La semaine dernière, à l’occasion du salon Army2019 qui s’est tenu prés de Moscou, les autorités russes ont officiellement proposé à la Chine de commander un nouveau lot de chasseurs Su35, pour compléter la flotte de 24 appareils déjà acquis en 2015, et tous livrés aujourd’hui. La démarche peut paraitre étonnante, la Chine n’ayant, à ce jour, pas fait de demande dans ce sens, et poursuivant par ailleurs son effort pour produire ses propres avions de combat. Mais, dans les faits, elle se justifie.
En effet, Moscou sait parfaitement qu’une partie des aéronefs vendus à Pékin servent au developpement des nouvelles technologies chinoises. En particulier, le moteur Saturn 117S du Su35 est une source d’information importante pour les ingénieurs chinois en charge du developpement du moteur WS19 à poussée vectorielle par exemple, devant équiper les J16, J20, FC31 et peut-être la prochaine version du J10. Il s’agit donc, pour les autorités russes, de fermer les yeux sur la rétro-ingénierie chinoise, à condition d’obtenir une nouvelle commande de Su35. D’autre part, si les appareils chinois ont fait de remarquables progrès technologiques ces 20 dernières années, ils n’atteignent pas encore le niveau de performances de leurs homologues russes. Or, avec les tensions qui s’amplifient en mer de Chine, et autour de Taiwan, un appareil comme le Su35, disposant d’un excellent rayon d’action, et parfaitement taillé pour tenir tête aux appareils américains, peut s’avérer un atout précieux. Les autorités militaires chinoises ne s’y sont d’ailleurs pas trompées, puisque les Su35 chinois ont été affectés à cette mission dès leur entrée en service. Enfin, l’augmentation du parc de Su35 permettrait de rationaliser la maintenance des appareils, en dépassant le seuil de la micro-flotte auquel elle est astreinte aujourd’hui.
Reste que, pour l’heure, les autorités chinoises n’ont pas donné de réponse, positive ou négative, à la proposition de Moscou. D’une part, si les forces aériennes chinoises doivent encore remplacer plus de 500 J7 et J8 aujourd’hui dépassés, elle ne peut le faire sur la base d’appareils importés, beaucoup plus chers que les productions locales. D’autre part, malgré l’apport incontestable du Su35 aux capacités opérationnelles chinoises, la précédente commande était présentée comme la dernière commande d’un appareil de combat non chinois, l’industrie chinoise devant, dès lors, prendre le relais qualitativement et quantitativement.

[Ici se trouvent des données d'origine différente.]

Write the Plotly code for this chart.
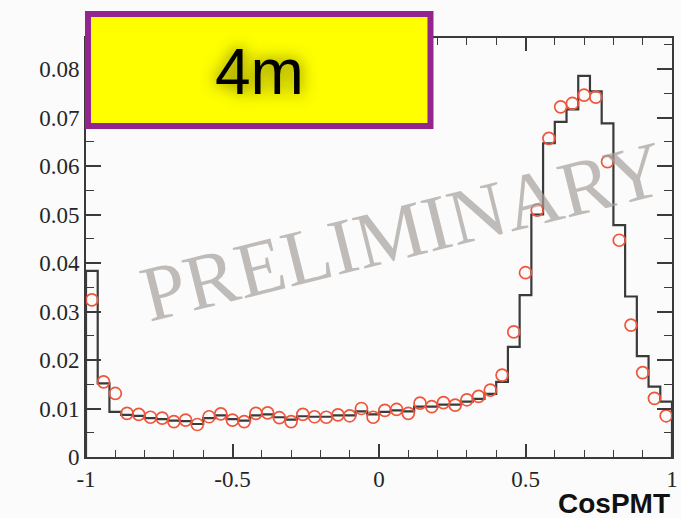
import numpy as np
import plotly.graph_objects as go

# ---- data ----
bin_lo = -1.0
bin_width = 0.04
hist_mc = [0.0384, 0.0152, 0.0093, 0.0087, 0.0085, 0.0080, 0.0078, 0.0075, 0.0074, 0.0068,
           0.0080, 0.0086, 0.0078, 0.0075, 0.0086, 0.0088, 0.0082, 0.0077, 0.0084, 0.0083,
           0.0083, 0.0086, 0.0086, 0.0094, 0.0088, 0.0093, 0.0096, 0.0094, 0.0104, 0.0104,
           0.0108, 0.0108, 0.0114, 0.0120, 0.0130, 0.0155, 0.0227, 0.0334, 0.0500, 0.0647,
           0.0691, 0.0717, 0.0786, 0.0754, 0.0688, 0.0478, 0.0331, 0.0208, 0.0145, 0.0114]
data_pts = [0.0324, 0.0155, 0.0131, 0.0090, 0.0088, 0.0082, 0.0080, 0.0073, 0.0076, 0.0067,
            0.0083, 0.0089, 0.0076, 0.0073, 0.0090, 0.0091, 0.0081, 0.0073, 0.0088, 0.0083,
            0.0082, 0.0087, 0.0085, 0.0100, 0.0082, 0.0096, 0.0098, 0.0090, 0.0111, 0.0104,
            0.0112, 0.0107, 0.0118, 0.0125, 0.0138, 0.0169, 0.0258, 0.0380, 0.0509, 0.0657,
            0.0722, 0.0729, 0.0746, 0.0742, 0.0609, 0.0447, 0.0272, 0.0174, 0.0121, 0.0085]
x_tickvals = [-1, -0.5, 0, 0.5, 1]
x_ticktext = ["-1", "-0.5", "0", "0.5", "1"]
y_tickvals = [0, 0.01, 0.02, 0.03, 0.04, 0.05, 0.06, 0.07, 0.08]
y_ticktext = ["0", "0.01", "0.02", "0.03", "0.04", "0.05", "0.06", "0.07", "0.08"]
box_label = "4m"
watermark = "PRELIMINARY"
x_title = "CosPMT"

nb = len(hist_mc)
left_edges = [round(bin_lo + i * bin_width, 4) for i in range(nb)]
centers = [round(e + bin_width / 2, 4) for e in left_edges]
x_hi = round(bin_lo + nb * bin_width, 4)

step_x = [bin_lo] + left_edges + [x_hi, x_hi]
step_y = [0] + hist_mc + [hist_mc[-1], 0]

fig = go.Figure()
fig.add_trace(go.Scatter(x=step_x, y=step_y, mode="lines", line_shape="hv",
                         line=dict(color="#3a3a3a", width=2.2), hoverinfo="skip",
                         showlegend=False, cliponaxis=False))
fig.add_trace(go.Scatter(x=centers, y=data_pts, mode="markers",
                         marker=dict(symbol="circle-open", size=12,
                                     line=dict(color="#a82c2a", width=1.7)),
                         showlegend=False, cliponaxis=False))

W, H = 681, 518
L, R, T, B = 86, 3, 38, 61
pw, ph = W - L - R, H - T - B

def px(xp):
    return (xp - L) / pw

def py(yp):
    return (H - B - yp) / ph

axis_common = dict(showline=True, linecolor="#3a3a3a", linewidth=2, mirror="allticks",
                   ticks="inside", tickcolor="#3a3a3a", tickwidth=1.6,
                   showgrid=False, zeroline=False, ticklabeloverflow="allow",
                   tickfont=dict(family="Liberation Serif", size=23, color="#262626"))

fig.update_xaxes(range=[-1, 1], tickmode="array", tickvals=x_tickvals, ticktext=x_ticktext,
                 ticklen=13, minor=dict(dtick=0.1, ticklen=7, ticks="inside",
                                        tickcolor="#3a3a3a", tickwidth=1.4),
                 **axis_common)
fig.update_yaxes(range=[0, 0.0864], tickmode="array", tickvals=y_tickvals, ticktext=y_ticktext,
                 ticklen=15, minor=dict(dtick=0.005, ticklen=8, ticks="inside",
                                        tickcolor="#3a3a3a", tickwidth=1.4),
                 **axis_common)

fig.add_shape(type="rect", xref="paper", yref="paper",
              x0=px(88), x1=px(434), y0=py(126), y1=py(14),
              fillcolor="#ffff00", line=dict(color="#93258f", width=6), layer="above")

fig.add_annotation(xref="paper", yref="paper", x=px(261), y=py(72), text=box_label,
                   showarrow=False, xanchor="center", yanchor="middle",
                   font=dict(family="Liberation Sans", size=64, color="#000000",
                             shadow="0px 0px 16px rgba(60,60,0,0.8)"))

fig.add_annotation(xref="paper", yref="paper", x=px(406), y=py(232), text=watermark,
                   showarrow=False, textangle=-14, xanchor="center", yanchor="middle",
                   font=dict(family="Liberation Serif", size=79, color="rgba(165,160,155,0.7)"))

fig.add_annotation(xref="paper", yref="paper", x=1.0, y=py(503), text="<b>" + x_title + "</b>",
                   showarrow=False, xanchor="right", yanchor="middle",
                   font=dict(family="Liberation Sans", size=28, color="#111111"))

fig.update_layout(width=W, height=H, margin=dict(l=L, r=R, t=T, b=B),
                  paper_bgcolor="#fbfbfb", plot_bgcolor="#fbfbfb")

fig.write_html("out.html")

Mais Pékin sait également que cette commande serait importante pour l’industrie de Défense russe, car permettant de maintenir l’outil productif en attendant le lancement de la production du Su57, par ailleurs également proposé par Moscou à son voisin.

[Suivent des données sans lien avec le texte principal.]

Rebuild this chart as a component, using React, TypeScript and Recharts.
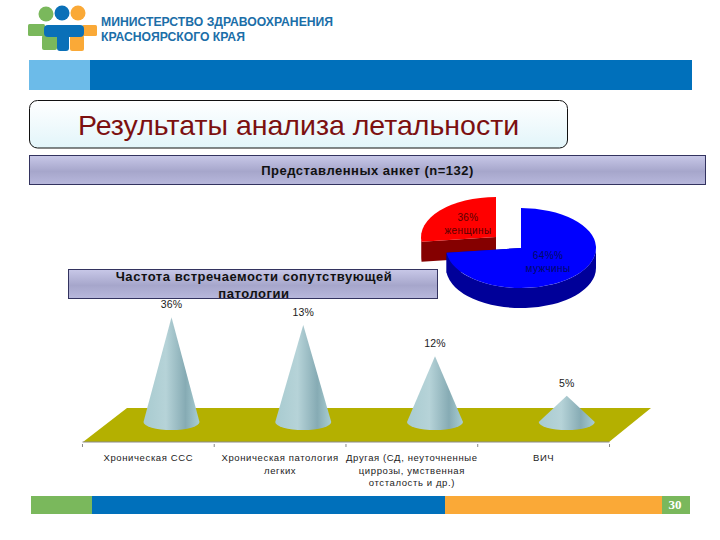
import React from "react";
import { BarChart, Bar, XAxis, YAxis, LabelList, PieChart, Pie } from "recharts";

const categories = [
  "Хроническая ССС",
  "Хроническая патология\nлегких",
  "Другая (СД, неуточненные\nциррозы, умственная\nотсталость и др.)",
  "ВИЧ",
];
const valueLabels = ["36%", "13%", "12%", "5%"];
// Heights of the cones as they are drawn in the picture (not proportional to the printed labels).
const coneHeights = [24, 22.5, 16.5, 8.9];

const genders = ["женщины", "мужчины"];
const genderShares = [36, 64];
const genderLabels = ["36%", "64%%"];
const genderColors = ["#ff0000", "#0000ff"];
const genderWallColors = ["#850000", "#000099"];

const headerLines = ["МИНИСТЕРСТВО ЗДРАВООХРАНЕНИЯ", "КРАСНОЯРСКОГО КРАЯ"];
const pageTitle = "Результаты анализа летальности";
const surveyTitle = "Представленных анкет (n=132)";
const chartTitleLines = ["Частота встречаемости сопутствующей", "патологии"];
const pageNumber = "30";

const coneData = categories.map((name, i) => ({ name, height: coneHeights[i], label: valueLabels[i] }));
const genderData = genders.map((name, i) => ({
  name,
  value: genderShares[i],
  label: genderLabels[i],
  fill: genderColors[i],
  wall: genderWallColors[i],
}));

const FONT = "'Liberation Sans', Arial, sans-serif";
const CONE_SHIFT = 23;
const CONE_RX = 28;
const CONE_RY = 8;
const CONE_BASE_LIFT = 20;
const HALF_BAND = 65.9;
const PIE_RY = 40;
const PIE_DEPTH = 20;
const RED_OFFSET = { x: -25, y: -11 };
const RED_DRAWN_FRACTION = 97 / 360;

function ConeShape(props: any) {
  const { x, y, width, height } = props;
  const cx = x + width / 2 + CONE_SHIFT;
  const baseY = y + height - CONE_BASE_LIFT;
  const d = `M${cx - CONE_RX},${baseY} L${cx},${y} L${cx + CONE_RX},${baseY} A${CONE_RX},${CONE_RY} 0 0 1 ${cx - CONE_RX},${baseY} Z`;
  return <path d={d} fill="url(#coneFill)" />;
}

function ConeLabel(props: any) {
  const { x, y, width, value } = props;
  return (
    <text x={x + width / 2 + CONE_SHIFT} y={y - 9} textAnchor="middle" fontFamily={FONT} fontSize={10.5} letterSpacing={0.2} fill="#1a1a1a">
      {value}
    </text>
  );
}

function CategoryTick(props: any) {
  const { x, y, payload, index } = props;
  const lines = String(payload.value).split("\n");
  const axisY = y - 3;
  return (
    <g>
      <line x1={x - HALF_BAND} x2={x - HALF_BAND} y1={axisY} y2={axisY + 3} stroke="#8a8a8a" />
      {index === categories.length - 1 && <line x1={x + HALF_BAND} x2={x + HALF_BAND} y1={axisY} y2={axisY + 3} stroke="#8a8a8a" />}
      <text textAnchor="middle" fontFamily={FONT} fontSize={9.5} letterSpacing={0.62} fill="#222">
        {lines.map((line, i) => (
          <tspan key={i} x={x} y={axisY + 17 + i * 12.5}>
            {line}
          </tspan>
        ))}
      </text>
    </g>
  );
}

// The drawn 3D pie is distorted: the slices do not cover their true angles.
function drawnAngle(a: number) {
  const t = (a - 90) / 360;
  const k = genderShares[0] / 100;
  const u = t <= k ? (t / k) * RED_DRAWN_FRACTION : RED_DRAWN_FRACTION + ((t - k) / (1 - k)) * (1 - RED_DRAWN_FRACTION);
  return 90 + u * 360;
}

function PieSlice(props: any) {
  const { cx, cy, outerRadius, startAngle, endAngle, payload } = props;
  const item = payload?.payload ?? payload;
  const isRed = item.name === genders[0];
  const ox = cx + (isRed ? RED_OFFSET.x : 0);
  const oy = cy + (isRed ? RED_OFFSET.y : 0);
  const a0 = drawnAngle(startAngle);
  const a1 = drawnAngle(endAngle);
  const pt = (a: number, dz = 0) => {
    const r = (a * Math.PI) / 180;
    return [ox + outerRadius * Math.cos(r), oy - PIE_RY * Math.sin(r) + dz];
  };
  const large = a1 - a0 > 180 ? 1 : 0;
  const [sx, sy] = pt(a0);
  const [ex, ey] = pt(a1);
  const top = `M${ox},${oy} L${sx},${sy} A${outerRadius},${PIE_RY} 0 ${large} 0 ${ex},${ey} Z`;
  const wallStart = Math.max(a0, 180);
  const wallEnd = Math.min(a1, 360);
  const walls: string[] = [];
  if (wallEnd > wallStart) {
    const [wx0, wy0] = pt(wallStart);
    const [wx1, wy1] = pt(wallEnd);
    walls.push(
      `M${wx0},${wy0} A${outerRadius},${PIE_RY} 0 0 0 ${wx1},${wy1} L${wx1},${wy1 + PIE_DEPTH} A${outerRadius},${PIE_RY} 0 0 1 ${wx0},${wy0 + PIE_DEPTH} Z`
    );
  }
  [[sx, sy], [ex, ey]].forEach(([px, py]) => {
    walls.push(`M${ox},${oy} L${px},${py} L${px},${py + PIE_DEPTH} L${ox},${oy + PIE_DEPTH} Z`);
  });
  const tx = isRed ? 468 - cx : 548 - cx;
  const ty = isRed ? 221 - cy : 259 - cy;
  const ink = isRed ? "#5a0000" : "#000a66";
  return (
    <g>
      {walls.map((d, i) => (
        <path key={i} d={d} fill={item.wall} />
      ))}
      <path d={top} fill={item.fill} />
      <text x={cx + tx} y={cy + ty} textAnchor="middle" fontFamily={FONT} fontSize={10} letterSpacing={0.4} fill={ink}>
        {item.label}
      </text>
      <text x={cx + tx} y={cy + ty + 13} textAnchor="middle" fontFamily={FONT} fontSize={10} letterSpacing={0.4} fill={ink}>
        {item.name}
      </text>
    </g>
  );
}

function Backdrop() {
  return (
    <svg width={720} height={540} style={{ position: "absolute", left: 0, top: 0 }}>
      <defs>
        <linearGradient id="titleFill" x1="0" y1="0" x2="0" y2="1">
          <stop offset="0" stopColor="#ffffff" />
          <stop offset="1" stopColor="#e2f5fa" />
        </linearGradient>
        <linearGradient id="bandFill" x1="0" y1="0" x2="0" y2="1">
          <stop offset="0" stopColor="#c8c8e8" />
          <stop offset="0.55" stopColor="#a6a6cb" />
          <stop offset="1" stopColor="#b8b8dc" />
        </linearGradient>
      </defs>
      {/* logo */}
      <circle cx={46} cy={14} r={7.5} fill="#7ab85c" />
      <circle cx={62} cy={13} r={7.5} fill="#0a70b8" />
      <circle cx={78} cy={13} r={7.5} fill="#faa937" />
      <rect x={28} y={24} width={17} height={12} rx={1.5} fill="#7ab85c" />
      <rect x={42} y={35} width={15} height={15} rx={2} fill="#7ab85c" />
      <rect x={70} y={35} width={14} height={16} rx={2} fill="#faa937" />
      <rect x={82} y={25} width={15} height={11} rx={1.5} fill="#faa937" />
      <rect x={44} y={25} width={40} height={12} rx={4} fill="#0a70b8" />
      <rect x={57} y={30} width={12} height={21} rx={3} fill="#0a70b8" />
      {headerLines.map((line, i) => (
        <text key={line} x={101} y={26 + i * 15} fontFamily={FONT} fontSize={12.2} fontWeight={700} fill="#1b6ea8">
          {line}
        </text>
      ))}
      {/* top band */}
      <rect x={29} y={60} width={61} height={30} fill="#6cbbe9" />
      <rect x={90} y={60} width={602} height={30} fill="#0070bb" />
      {/* page title */}
      <rect x={29.5} y={100.5} width={538} height={47.5} rx={8} fill="url(#titleFill)" stroke="#111" />
      <text x={298.5} y={135} textAnchor="middle" fontFamily={FONT} fontSize={28.5} fill="#7c1010">
        {pageTitle}
      </text>
      {/* survey band */}
      <rect x={29.5} y={155.5} width={676} height={29} fill="url(#bandFill)" stroke="#33335f" />
      <text x={367.5} y={175} textAnchor="middle" fontFamily={FONT} fontSize={13} fontWeight={700} letterSpacing={0.5} fill="#111">
        {surveyTitle}
      </text>
      {/* chart title band */}
      <rect x={68.5} y={269.5} width={369} height={29} fill="url(#bandFill)" stroke="#33335f" />
      {chartTitleLines.map((line, i) => (
        <text key={line} x={254} y={281 + i * 17} textAnchor="middle" fontFamily={FONT} fontSize={13} fontWeight={700} letterSpacing={0.55} fill="#111">
          {line}
        </text>
      ))}
      {/* floor */}
      <polygon points="83,442 127,408 651,408 609,442" fill="#b4b000" />
      {/* footer */}
      <rect x={31} y={496} width={61} height={18} fill="#7ab85c" />
      <rect x={92} y={496} width={353} height={18} fill="#0070bb" />
      <rect x={445} y={496} width={217} height={18} fill="#faa937" />
      <rect x={662} y={496} width={28} height={18} fill="#7ab85c" />
      <text x={675} y={509} textAnchor="middle" fontFamily="'Liberation Serif', serif" fontSize={13} fontWeight={700} fill="#fff">
        {pageNumber}
      </text>
    </svg>
  );
}

export default function App() {
  return (
    <div style={{ position: "absolute", left: 0, top: 0, width: 720, height: 540, background: "#fff", overflow: "hidden" }}>
      <Backdrop />
      <div style={{ position: "absolute", left: 0, top: 0 }}>
        <BarChart width={720} height={540} data={coneData} margin={{ top: 286, right: 110.5, bottom: 0, left: 82.5 }}>
          <defs>
            <linearGradient id="coneFill" x1="0" y1="0" x2="1" y2="0">
              <stop offset="0" stopColor="#a8cbd0" />
              <stop offset="0.4" stopColor="#b6d3d8" />
              <stop offset="0.75" stopColor="#86abb4" />
              <stop offset="1" stopColor="#a9ced3" />
            </linearGradient>
          </defs>
          <YAxis hide domain={[0, 30]} />
          <XAxis
            dataKey="name"
            height={98}
            interval={0}
            axisLine={{ stroke: "#8a8a8a" }}
            tickLine={false}
            tickSize={3}
            tick={<CategoryTick />}
          />
          <Bar dataKey="height" barSize={56} shape={<ConeShape />} isAnimationActive={false}>
            <LabelList dataKey="label" content={<ConeLabel />} />
          </Bar>
        </BarChart>
      </div>
      <div style={{ position: "absolute", left: 0, top: 0 }}>
        <PieChart width={720} height={540} margin={{ top: 0, right: 0, bottom: 0, left: 0 }}>
          <Pie
            data={genderData}
            dataKey="value"
            nameKey="name"
            cx={521}
            cy={248}
            outerRadius={75}
            startAngle={90}
            endAngle={450}
            stroke="none"
            paddingAngle={0}
            shape={<PieSlice />}
            isAnimationActive={false}
          />
        </PieChart>
      </div>
    </div>
  );
}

Il est de fait parfaitement possible que cette offre soit acceptée par la Chine, lui permettant à la fois d’augmenter plus rapidement sa puissance aérienne tout en soutenant son allié. Ce serait, enfin, un certain pied de nez aux menaces américaines de représailles économiques via la législation CAATSA, de sorte à montrer que celle-ci n’a aucune influence sur les décisions du géant asiatique.